La Corte di Cassazione ha emesso un’importante sentenza che conferma l’obbligo di una grande azienda di servizi postali di corrispondere una somma significativa a un’ex dipendente, malgrado quest’ultima non avesse prestato servizio per un lungo periodo a causa del rifiuto dell’azienda di ricevere la sua prestazione lavorativa.
La controversia ha avuto origine nel 2007, quando la lavoratrice, impiegata in un call center gestito da una società appaltatrice, aveva intrapreso un’azione legale per il riconoscimento della natura subordinata del suo rapporto di lavoro con l’azienda committente.

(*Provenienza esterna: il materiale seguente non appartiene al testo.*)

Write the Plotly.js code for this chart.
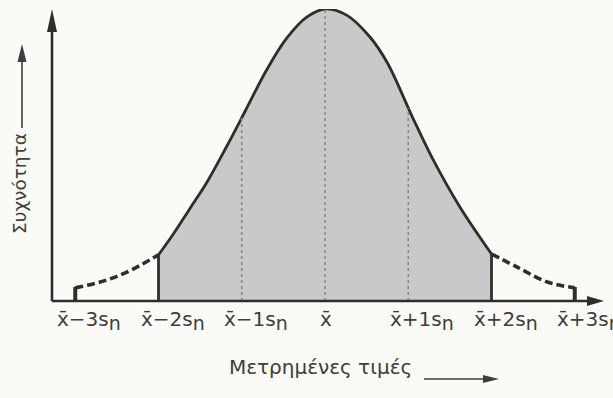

La Corte d’Appello di Roma, con una sentenza del 2018, aveva dichiarato nullo l’appalto di manodopera, riconoscendo di fatto l’esistenza di un rapporto di lavoro a tempo indeterminato direttamente con l’azienda committente, con decorrenza dal novembre 2000.
Successivamente, la lavoratrice aveva ottenuto un decreto ingiuntivo per il pagamento di oltre 221.000 euro, a titolo di retribuzioni maturate nel periodo tra ottobre 2007 e aprile 2018. L’azienda, contestando la validità di questa richiesta, aveva opposto ricorso, sostenendo che l’obbligo di pagamento delle retribuzioni non potesse scaturire dalla sola sentenza di accertamento del rapporto di lavoro, ma che fosse necessaria anche l’effettiva prestazione lavorativa o, in alternativa, una messa in mora valida.
Il punto centrale della disputa era proprio la validità della messa in mora effettuata dalla lavoratrice tramite un ricorso presentato nel 2007. Sebbene quel ricorso fosse stato successivamente dichiarato nullo, la Corte d’Appello ha stabilito che, nonostante la nullità processuale, l’atto fosse comunque valido ai fini della messa in mora, obbligando così l’azienda a corrispondere le retribuzioni dovute.
La sentenza della Corte di Cassazione ha respinto il ricorso dell’azienda, confermando che, in casi di accertata illiceità di un appalto di manodopera, il lavoratore ha diritto alla retribuzione anche in assenza di prestazione, purché vi sia stata un’offerta valida della propria prestazione lavorativa. Questo principio, ormai consolidato nella giurisprudenza, mira a evitare che datori di lavoro e appaltatori possano continuare a utilizzare lavoratori in condizioni irregolari senza conseguenze economiche.
La decisione della Corte di Cassazione ha riaffermato l’importanza della tutela dei lavoratori nei casi di interposizione illecita di manodopera, sancendo l’obbligo delle aziende di rispettare i diritti retributivi dei dipendenti anche in situazioni complesse come quella in oggetto.
Oltre al rigetto del ricorso, l’azienda è stata condannata al pagamento delle spese processuali, segnando così la conclusione di una lunga battaglia legale che ha visto riconosciuto il diritto della lavoratrice a ottenere quanto le era dovuto.